***** RECORDS TO PROCESS
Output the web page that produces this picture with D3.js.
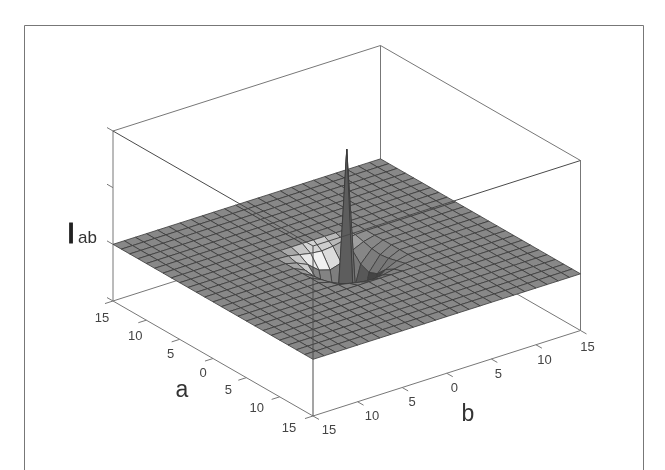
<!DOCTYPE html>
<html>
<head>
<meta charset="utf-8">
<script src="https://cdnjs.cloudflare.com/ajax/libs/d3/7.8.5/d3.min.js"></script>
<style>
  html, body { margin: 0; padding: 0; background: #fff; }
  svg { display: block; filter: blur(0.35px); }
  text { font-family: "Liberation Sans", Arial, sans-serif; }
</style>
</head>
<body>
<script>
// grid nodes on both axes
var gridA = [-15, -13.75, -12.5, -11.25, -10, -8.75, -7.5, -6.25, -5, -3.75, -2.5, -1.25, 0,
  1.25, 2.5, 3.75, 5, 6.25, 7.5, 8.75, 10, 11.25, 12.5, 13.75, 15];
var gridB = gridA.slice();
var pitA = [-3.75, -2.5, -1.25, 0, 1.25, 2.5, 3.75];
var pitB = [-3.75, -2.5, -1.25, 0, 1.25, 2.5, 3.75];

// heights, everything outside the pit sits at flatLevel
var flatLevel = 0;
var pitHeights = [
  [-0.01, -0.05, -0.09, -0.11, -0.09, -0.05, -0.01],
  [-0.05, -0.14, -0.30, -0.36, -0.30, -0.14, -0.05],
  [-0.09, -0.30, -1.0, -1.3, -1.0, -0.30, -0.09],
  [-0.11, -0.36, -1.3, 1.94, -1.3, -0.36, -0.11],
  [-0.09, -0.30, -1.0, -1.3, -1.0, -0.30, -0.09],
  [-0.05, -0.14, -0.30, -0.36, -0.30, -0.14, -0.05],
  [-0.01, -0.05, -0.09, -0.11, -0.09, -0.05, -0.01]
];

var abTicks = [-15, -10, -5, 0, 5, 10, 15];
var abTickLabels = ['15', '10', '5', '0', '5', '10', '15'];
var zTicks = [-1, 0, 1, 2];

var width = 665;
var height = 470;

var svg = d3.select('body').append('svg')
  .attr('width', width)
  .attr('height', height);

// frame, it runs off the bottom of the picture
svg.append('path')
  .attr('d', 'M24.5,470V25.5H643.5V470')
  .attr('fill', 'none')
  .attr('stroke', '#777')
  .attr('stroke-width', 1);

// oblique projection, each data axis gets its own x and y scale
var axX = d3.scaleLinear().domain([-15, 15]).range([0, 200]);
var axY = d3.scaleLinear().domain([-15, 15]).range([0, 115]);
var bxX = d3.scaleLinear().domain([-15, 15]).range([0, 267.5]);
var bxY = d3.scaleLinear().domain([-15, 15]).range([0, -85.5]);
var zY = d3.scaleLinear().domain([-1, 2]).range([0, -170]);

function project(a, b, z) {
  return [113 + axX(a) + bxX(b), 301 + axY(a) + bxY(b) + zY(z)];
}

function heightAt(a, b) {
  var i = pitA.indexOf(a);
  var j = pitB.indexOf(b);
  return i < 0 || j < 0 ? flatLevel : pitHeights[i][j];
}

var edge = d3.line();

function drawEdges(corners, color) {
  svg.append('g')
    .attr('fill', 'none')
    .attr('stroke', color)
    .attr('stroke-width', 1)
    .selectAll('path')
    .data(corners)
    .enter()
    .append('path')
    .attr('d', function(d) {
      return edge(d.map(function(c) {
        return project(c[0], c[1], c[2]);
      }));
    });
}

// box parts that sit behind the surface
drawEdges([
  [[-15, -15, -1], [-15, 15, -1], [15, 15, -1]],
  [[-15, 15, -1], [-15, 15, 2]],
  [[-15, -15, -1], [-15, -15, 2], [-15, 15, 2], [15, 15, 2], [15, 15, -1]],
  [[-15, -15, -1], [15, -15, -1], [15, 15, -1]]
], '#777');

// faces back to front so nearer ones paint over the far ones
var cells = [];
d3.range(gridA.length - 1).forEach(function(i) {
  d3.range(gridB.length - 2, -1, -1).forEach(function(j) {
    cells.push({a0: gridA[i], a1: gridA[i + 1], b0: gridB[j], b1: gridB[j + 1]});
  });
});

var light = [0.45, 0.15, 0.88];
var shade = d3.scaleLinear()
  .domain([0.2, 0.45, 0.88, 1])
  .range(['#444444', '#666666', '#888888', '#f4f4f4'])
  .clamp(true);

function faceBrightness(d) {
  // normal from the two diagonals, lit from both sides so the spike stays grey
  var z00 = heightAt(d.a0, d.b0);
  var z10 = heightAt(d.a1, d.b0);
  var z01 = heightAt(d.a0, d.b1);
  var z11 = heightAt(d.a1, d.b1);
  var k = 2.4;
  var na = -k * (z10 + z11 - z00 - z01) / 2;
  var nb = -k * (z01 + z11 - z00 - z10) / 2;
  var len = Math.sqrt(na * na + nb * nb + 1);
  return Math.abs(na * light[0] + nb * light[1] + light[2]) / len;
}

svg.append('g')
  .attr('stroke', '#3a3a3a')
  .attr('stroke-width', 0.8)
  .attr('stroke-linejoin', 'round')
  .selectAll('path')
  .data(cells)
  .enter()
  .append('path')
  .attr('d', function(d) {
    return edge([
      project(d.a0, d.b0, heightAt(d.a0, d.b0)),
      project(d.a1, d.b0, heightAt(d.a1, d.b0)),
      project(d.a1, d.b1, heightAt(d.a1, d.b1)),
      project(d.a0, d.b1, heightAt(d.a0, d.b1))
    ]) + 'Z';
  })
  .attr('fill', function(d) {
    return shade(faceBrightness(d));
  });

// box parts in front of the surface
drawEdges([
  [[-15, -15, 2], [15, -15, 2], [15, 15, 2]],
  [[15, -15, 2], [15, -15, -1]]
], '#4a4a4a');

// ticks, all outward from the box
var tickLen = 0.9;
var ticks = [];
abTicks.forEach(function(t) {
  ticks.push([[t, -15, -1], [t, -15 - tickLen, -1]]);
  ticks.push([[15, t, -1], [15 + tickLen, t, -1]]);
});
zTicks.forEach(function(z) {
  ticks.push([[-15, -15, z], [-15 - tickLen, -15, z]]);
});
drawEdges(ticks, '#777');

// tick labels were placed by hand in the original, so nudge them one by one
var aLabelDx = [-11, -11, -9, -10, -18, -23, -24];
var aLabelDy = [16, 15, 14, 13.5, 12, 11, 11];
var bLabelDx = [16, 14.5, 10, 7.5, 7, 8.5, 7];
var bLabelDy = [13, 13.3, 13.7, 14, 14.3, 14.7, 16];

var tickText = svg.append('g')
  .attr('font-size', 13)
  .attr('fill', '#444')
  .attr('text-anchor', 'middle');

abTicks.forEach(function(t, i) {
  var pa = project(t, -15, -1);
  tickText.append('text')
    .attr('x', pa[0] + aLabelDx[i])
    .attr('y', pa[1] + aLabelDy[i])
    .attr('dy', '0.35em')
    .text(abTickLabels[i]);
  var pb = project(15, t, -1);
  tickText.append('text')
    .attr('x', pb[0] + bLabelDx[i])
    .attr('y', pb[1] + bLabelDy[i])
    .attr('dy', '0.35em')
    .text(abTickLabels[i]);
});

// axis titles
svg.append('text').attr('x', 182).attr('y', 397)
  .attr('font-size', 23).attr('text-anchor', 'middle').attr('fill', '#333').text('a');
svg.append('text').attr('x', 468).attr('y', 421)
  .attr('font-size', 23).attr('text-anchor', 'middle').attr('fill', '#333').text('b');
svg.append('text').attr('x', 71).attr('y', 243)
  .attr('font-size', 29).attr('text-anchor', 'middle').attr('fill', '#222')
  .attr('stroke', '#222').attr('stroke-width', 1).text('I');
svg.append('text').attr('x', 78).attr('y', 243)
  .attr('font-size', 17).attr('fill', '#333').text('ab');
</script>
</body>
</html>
**********
***** RECORDS TO PROCESS
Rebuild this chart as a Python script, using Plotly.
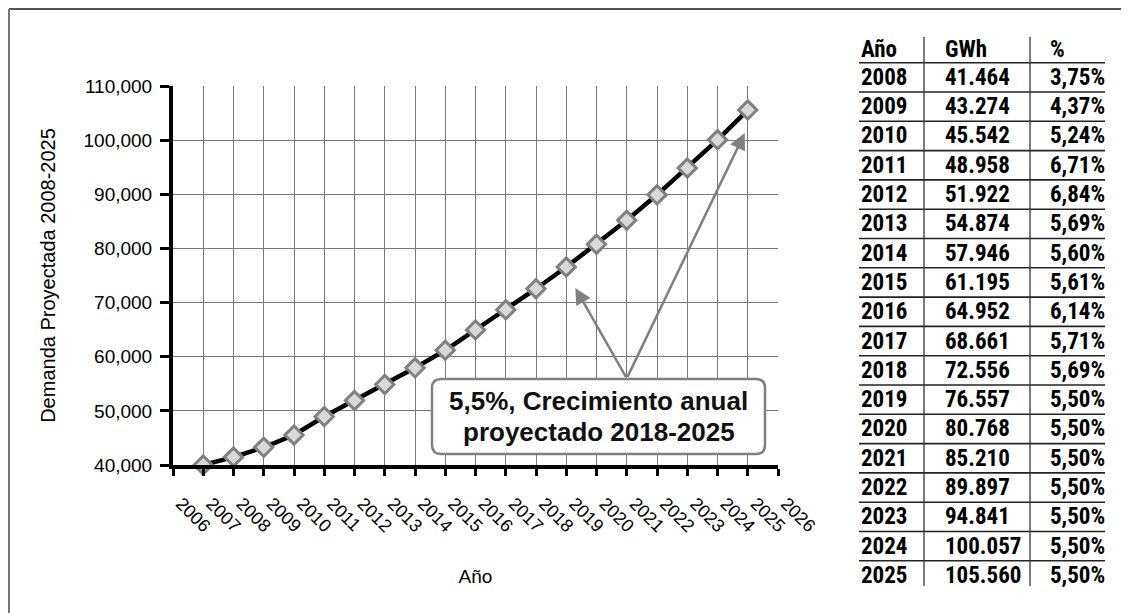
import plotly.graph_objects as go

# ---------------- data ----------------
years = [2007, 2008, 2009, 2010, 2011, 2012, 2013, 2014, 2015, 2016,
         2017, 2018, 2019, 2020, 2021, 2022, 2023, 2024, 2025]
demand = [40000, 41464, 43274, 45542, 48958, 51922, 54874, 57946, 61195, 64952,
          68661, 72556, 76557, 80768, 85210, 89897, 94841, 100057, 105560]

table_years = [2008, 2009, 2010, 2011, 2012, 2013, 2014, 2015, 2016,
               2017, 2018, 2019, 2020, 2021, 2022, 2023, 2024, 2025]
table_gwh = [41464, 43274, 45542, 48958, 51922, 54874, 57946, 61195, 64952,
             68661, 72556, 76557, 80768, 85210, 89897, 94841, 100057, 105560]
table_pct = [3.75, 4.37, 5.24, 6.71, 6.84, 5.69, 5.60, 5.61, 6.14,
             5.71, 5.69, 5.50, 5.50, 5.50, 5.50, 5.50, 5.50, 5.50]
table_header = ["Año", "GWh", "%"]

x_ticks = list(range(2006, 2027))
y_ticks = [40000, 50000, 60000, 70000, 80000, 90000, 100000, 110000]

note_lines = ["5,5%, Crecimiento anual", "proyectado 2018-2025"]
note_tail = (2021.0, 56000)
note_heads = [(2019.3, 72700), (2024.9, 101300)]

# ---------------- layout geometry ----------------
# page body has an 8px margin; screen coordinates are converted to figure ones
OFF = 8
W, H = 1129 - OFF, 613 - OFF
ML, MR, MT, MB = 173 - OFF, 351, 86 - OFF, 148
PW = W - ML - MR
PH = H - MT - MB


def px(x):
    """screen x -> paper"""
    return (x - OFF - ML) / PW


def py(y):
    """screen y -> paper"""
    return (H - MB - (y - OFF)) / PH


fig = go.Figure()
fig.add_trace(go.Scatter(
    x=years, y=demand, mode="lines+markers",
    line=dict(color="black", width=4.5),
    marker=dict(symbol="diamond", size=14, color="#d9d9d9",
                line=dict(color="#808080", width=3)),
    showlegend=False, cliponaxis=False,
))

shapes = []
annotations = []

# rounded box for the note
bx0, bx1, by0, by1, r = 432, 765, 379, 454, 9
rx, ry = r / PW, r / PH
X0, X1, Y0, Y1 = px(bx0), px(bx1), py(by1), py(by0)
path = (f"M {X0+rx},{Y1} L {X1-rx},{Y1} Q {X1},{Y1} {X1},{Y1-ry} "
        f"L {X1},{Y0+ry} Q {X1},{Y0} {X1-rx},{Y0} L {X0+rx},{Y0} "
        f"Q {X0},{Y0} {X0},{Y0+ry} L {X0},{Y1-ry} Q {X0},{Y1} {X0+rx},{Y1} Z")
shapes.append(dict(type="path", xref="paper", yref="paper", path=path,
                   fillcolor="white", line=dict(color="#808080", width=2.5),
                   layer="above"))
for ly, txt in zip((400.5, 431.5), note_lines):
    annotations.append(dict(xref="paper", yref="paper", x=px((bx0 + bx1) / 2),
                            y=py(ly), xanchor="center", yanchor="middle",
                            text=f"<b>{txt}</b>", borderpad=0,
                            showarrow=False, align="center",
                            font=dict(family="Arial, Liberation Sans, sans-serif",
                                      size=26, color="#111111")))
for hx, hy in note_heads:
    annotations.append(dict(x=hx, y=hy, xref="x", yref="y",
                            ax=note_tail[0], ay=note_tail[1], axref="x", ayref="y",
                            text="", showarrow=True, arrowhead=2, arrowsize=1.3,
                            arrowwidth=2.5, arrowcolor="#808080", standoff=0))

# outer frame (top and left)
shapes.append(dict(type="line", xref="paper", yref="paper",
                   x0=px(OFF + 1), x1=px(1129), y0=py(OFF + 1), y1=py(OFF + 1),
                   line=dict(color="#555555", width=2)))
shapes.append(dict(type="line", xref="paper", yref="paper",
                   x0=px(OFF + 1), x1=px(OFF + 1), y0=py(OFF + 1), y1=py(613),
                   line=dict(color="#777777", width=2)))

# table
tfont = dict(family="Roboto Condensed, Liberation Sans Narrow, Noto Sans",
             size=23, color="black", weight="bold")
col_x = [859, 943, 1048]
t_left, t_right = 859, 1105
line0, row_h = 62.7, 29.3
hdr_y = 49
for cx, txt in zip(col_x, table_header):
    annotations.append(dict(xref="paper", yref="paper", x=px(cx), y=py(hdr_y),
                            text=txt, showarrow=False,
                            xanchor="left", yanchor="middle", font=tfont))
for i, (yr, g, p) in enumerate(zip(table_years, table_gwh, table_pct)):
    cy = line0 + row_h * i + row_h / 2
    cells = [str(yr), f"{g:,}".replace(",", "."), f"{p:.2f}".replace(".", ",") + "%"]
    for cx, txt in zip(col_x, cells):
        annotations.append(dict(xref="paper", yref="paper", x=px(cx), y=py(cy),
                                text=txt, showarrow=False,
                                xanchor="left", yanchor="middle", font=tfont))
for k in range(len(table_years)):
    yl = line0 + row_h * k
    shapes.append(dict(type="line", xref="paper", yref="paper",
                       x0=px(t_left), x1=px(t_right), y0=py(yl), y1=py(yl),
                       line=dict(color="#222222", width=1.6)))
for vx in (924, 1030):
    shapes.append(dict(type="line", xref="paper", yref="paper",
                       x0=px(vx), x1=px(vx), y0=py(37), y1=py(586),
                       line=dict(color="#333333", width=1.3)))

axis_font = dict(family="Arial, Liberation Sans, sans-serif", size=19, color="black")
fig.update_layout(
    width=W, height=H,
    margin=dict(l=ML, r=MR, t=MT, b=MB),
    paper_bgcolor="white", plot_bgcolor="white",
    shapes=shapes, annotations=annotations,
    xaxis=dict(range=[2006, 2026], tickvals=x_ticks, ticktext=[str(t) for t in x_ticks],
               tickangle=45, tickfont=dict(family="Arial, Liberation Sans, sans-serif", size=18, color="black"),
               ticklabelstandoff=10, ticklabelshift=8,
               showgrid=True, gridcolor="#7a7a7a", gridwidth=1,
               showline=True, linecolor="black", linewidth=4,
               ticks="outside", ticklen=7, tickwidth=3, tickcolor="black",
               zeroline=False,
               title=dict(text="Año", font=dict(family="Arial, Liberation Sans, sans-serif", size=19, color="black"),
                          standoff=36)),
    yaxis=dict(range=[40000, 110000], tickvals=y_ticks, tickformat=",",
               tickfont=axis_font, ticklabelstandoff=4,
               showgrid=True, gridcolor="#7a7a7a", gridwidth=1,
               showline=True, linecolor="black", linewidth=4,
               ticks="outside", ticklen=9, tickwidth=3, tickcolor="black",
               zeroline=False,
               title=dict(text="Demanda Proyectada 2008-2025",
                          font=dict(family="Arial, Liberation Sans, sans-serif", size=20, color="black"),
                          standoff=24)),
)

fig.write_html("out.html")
**********
***** RECORDS TO PROCESS
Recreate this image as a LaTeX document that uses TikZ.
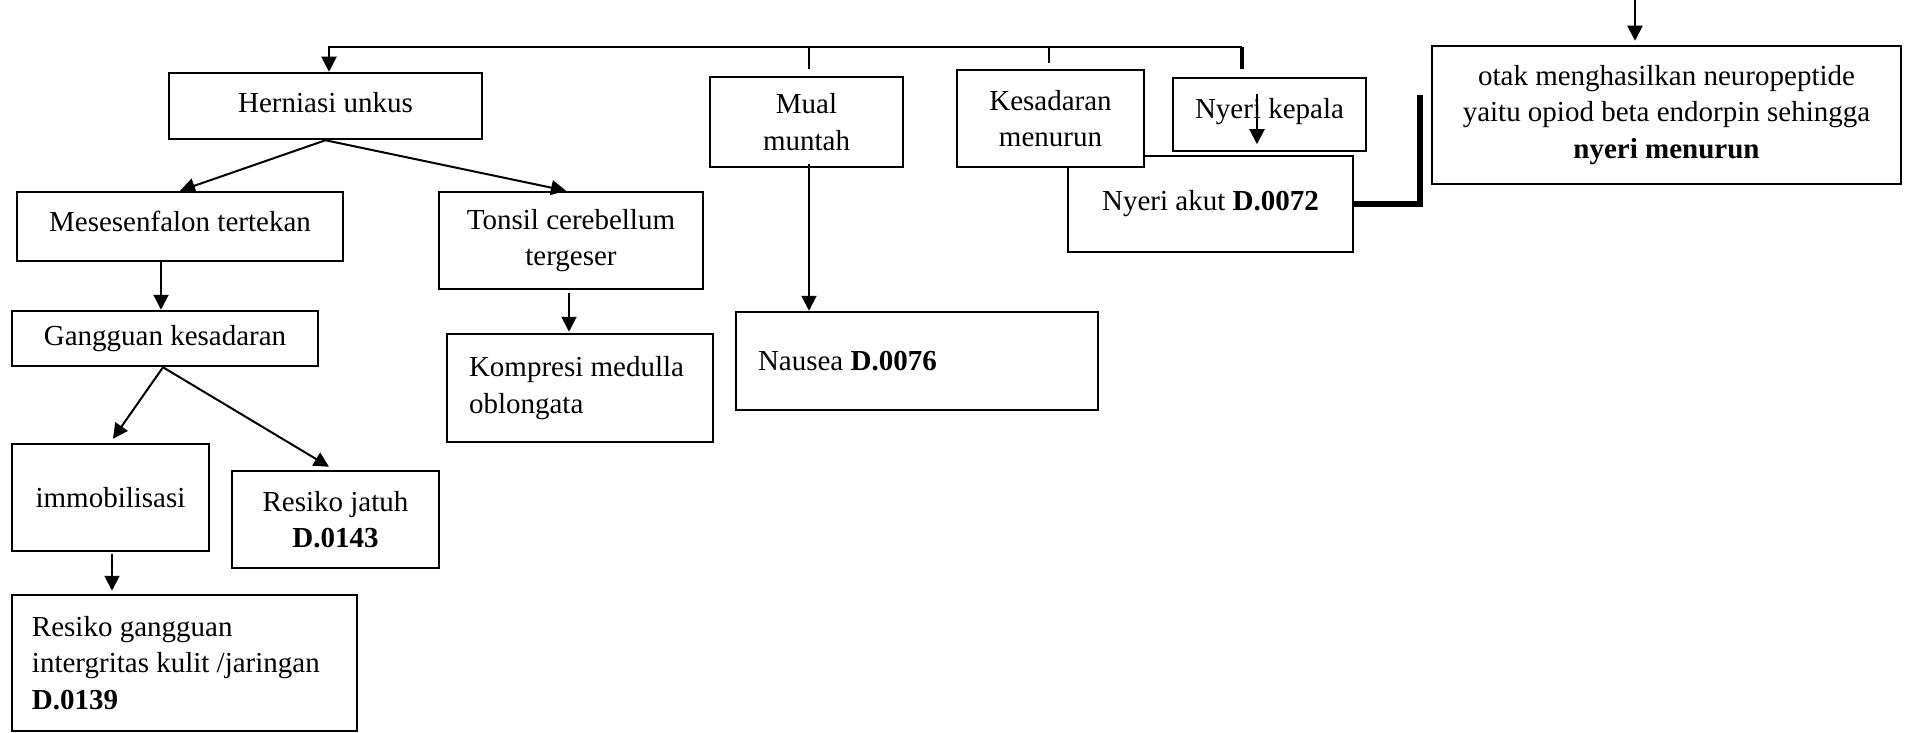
**********
**TO DO**
Quote the data above exactly from the line with "Output the web" to the line with "var pitB = [-3.75, -2.5, -1.25, 0, 1.25, 2.5, 3.75];", both ends counted, and nothing else. Pictures don't go in.

**SOLUTION FOR THIS PROBLEM**
Output the web page that produces this picture with D3.js.
<!DOCTYPE html>
<html>
<head>
<meta charset="utf-8">
<script src="https://cdnjs.cloudflare.com/ajax/libs/d3/7.8.5/d3.min.js"></script>
<style>
  html, body { margin: 0; padding: 0; background: #fff; }
  svg { display: block; filter: blur(0.35px); }
  text { font-family: "Liberation Sans", Arial, sans-serif; }
</style>
</head>
<body>
<script>
// grid nodes on both axes
var gridA = [-15, -13.75, -12.5, -11.25, -10, -8.75, -7.5, -6.25, -5, -3.75, -2.5, -1.25, 0,
  1.25, 2.5, 3.75, 5, 6.25, 7.5, 8.75, 10, 11.25, 12.5, 13.75, 15];
var gridB = gridA.slice();
var pitA = [-3.75, -2.5, -1.25, 0, 1.25, 2.5, 3.75];
var pitB = [-3.75, -2.5, -1.25, 0, 1.25, 2.5, 3.75];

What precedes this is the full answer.